→ **Given problem**
Starting with the first line below, extract each line through the one that contains "cut_lines = [90, 155]", inclusive, excluding pictures.

Start

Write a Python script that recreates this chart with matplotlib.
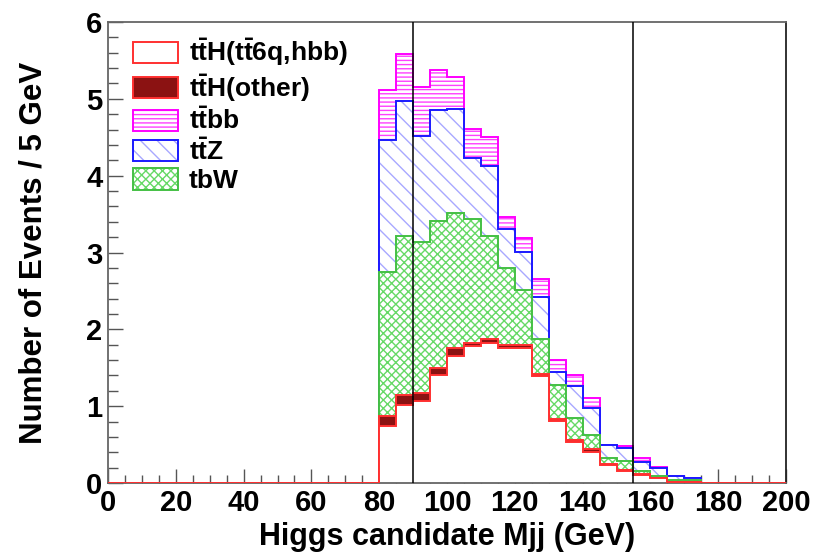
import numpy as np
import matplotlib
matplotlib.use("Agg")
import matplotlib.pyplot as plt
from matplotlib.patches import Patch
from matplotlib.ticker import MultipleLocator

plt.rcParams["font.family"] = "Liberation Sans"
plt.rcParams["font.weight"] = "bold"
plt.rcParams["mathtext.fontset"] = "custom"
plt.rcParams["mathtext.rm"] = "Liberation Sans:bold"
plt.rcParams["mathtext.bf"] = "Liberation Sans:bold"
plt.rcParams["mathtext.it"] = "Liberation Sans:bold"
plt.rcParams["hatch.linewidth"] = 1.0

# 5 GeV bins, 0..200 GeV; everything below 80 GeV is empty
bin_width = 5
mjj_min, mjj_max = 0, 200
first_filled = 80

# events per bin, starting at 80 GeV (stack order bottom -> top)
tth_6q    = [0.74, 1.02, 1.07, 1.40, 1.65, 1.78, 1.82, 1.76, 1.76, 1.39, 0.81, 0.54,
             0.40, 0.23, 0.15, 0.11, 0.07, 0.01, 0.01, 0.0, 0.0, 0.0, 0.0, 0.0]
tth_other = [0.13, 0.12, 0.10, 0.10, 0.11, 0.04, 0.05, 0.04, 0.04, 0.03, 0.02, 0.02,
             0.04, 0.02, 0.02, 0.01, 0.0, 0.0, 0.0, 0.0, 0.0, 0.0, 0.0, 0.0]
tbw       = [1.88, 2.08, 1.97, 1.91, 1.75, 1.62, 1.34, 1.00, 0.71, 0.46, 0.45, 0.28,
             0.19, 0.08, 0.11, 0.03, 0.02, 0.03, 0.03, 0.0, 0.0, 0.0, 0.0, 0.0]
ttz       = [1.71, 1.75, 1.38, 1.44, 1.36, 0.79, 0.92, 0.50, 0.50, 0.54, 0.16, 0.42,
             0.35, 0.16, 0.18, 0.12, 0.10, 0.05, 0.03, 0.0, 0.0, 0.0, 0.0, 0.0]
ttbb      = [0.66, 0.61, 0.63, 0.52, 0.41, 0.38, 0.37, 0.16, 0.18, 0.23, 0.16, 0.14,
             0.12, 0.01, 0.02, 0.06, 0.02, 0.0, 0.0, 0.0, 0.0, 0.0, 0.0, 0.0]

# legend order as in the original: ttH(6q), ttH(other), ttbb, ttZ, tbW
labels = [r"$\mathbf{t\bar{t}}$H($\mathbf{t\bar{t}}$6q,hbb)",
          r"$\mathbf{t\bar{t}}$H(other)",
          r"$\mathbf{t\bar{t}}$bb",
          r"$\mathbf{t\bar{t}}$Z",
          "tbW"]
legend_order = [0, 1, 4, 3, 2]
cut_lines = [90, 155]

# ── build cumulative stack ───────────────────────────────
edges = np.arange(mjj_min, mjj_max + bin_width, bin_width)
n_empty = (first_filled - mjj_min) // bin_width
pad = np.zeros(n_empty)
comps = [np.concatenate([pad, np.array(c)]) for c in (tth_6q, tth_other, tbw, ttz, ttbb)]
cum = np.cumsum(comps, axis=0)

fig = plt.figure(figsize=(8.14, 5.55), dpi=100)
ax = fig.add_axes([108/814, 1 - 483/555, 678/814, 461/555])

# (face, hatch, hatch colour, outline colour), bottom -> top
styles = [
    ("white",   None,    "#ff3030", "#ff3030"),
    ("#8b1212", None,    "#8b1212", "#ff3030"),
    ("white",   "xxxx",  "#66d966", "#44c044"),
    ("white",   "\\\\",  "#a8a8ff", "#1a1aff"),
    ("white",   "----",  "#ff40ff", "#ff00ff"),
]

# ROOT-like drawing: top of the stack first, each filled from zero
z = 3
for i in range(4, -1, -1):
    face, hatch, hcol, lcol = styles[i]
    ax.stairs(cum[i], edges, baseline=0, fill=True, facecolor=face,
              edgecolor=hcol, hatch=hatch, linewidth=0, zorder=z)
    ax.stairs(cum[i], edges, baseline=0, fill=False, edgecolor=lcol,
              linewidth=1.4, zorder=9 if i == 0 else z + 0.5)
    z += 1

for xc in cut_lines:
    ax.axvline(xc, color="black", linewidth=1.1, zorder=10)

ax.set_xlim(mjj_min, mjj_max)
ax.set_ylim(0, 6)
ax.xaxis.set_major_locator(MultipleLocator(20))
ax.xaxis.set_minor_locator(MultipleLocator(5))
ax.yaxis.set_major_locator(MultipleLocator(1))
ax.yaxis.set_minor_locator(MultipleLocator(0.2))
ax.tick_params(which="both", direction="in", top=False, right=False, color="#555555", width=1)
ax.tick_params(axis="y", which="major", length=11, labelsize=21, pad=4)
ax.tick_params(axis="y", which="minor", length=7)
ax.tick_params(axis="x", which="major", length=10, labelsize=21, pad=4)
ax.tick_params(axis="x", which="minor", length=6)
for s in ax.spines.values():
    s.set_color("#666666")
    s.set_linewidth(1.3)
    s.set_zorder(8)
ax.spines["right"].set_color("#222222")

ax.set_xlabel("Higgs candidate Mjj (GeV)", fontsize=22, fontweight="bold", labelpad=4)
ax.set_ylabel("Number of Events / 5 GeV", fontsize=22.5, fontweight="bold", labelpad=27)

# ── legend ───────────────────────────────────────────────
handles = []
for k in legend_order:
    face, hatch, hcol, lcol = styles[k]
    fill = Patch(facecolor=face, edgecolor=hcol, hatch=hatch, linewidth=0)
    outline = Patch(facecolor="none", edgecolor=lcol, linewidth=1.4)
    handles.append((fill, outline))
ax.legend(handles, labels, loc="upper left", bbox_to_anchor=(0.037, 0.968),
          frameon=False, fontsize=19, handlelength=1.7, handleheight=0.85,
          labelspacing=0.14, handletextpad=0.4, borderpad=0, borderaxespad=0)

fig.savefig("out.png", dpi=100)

End

→ **Written response**
Write a Python script that recreates this chart with matplotlib.
import numpy as np
import matplotlib
matplotlib.use("Agg")
import matplotlib.pyplot as plt
from matplotlib.patches import Patch
from matplotlib.ticker import MultipleLocator

plt.rcParams["font.family"] = "Liberation Sans"
plt.rcParams["font.weight"] = "bold"
plt.rcParams["mathtext.fontset"] = "custom"
plt.rcParams["mathtext.rm"] = "Liberation Sans:bold"
plt.rcParams["mathtext.bf"] = "Liberation Sans:bold"
plt.rcParams["mathtext.it"] = "Liberation Sans:bold"
plt.rcParams["hatch.linewidth"] = 1.0

# 5 GeV bins, 0..200 GeV; everything below 80 GeV is empty
bin_width = 5
mjj_min, mjj_max = 0, 200
first_filled = 80

# events per bin, starting at 80 GeV (stack order bottom -> top)
tth_6q    = [0.74, 1.02, 1.07, 1.40, 1.65, 1.78, 1.82, 1.76, 1.76, 1.39, 0.81, 0.54,
             0.40, 0.23, 0.15, 0.11, 0.07, 0.01, 0.01, 0.0, 0.0, 0.0, 0.0, 0.0]
tth_other = [0.13, 0.12, 0.10, 0.10, 0.11, 0.04, 0.05, 0.04, 0.04, 0.03, 0.02, 0.02,
             0.04, 0.02, 0.02, 0.01, 0.0, 0.0, 0.0, 0.0, 0.0, 0.0, 0.0, 0.0]
tbw       = [1.88, 2.08, 1.97, 1.91, 1.75, 1.62, 1.34, 1.00, 0.71, 0.46, 0.45, 0.28,
             0.19, 0.08, 0.11, 0.03, 0.02, 0.03, 0.03, 0.0, 0.0, 0.0, 0.0, 0.0]
ttz       = [1.71, 1.75, 1.38, 1.44, 1.36, 0.79, 0.92, 0.50, 0.50, 0.54, 0.16, 0.42,
             0.35, 0.16, 0.18, 0.12, 0.10, 0.05, 0.03, 0.0, 0.0, 0.0, 0.0, 0.0]
ttbb      = [0.66, 0.61, 0.63, 0.52, 0.41, 0.38, 0.37, 0.16, 0.18, 0.23, 0.16, 0.14,
             0.12, 0.01, 0.02, 0.06, 0.02, 0.0, 0.0, 0.0, 0.0, 0.0, 0.0, 0.0]

# legend order as in the original: ttH(6q), ttH(other), ttbb, ttZ, tbW
labels = [r"$\mathbf{t\bar{t}}$H($\mathbf{t\bar{t}}$6q,hbb)",
          r"$\mathbf{t\bar{t}}$H(other)",
          r"$\mathbf{t\bar{t}}$bb",
          r"$\mathbf{t\bar{t}}$Z",
          "tbW"]
legend_order = [0, 1, 4, 3, 2]
cut_lines = [90, 155]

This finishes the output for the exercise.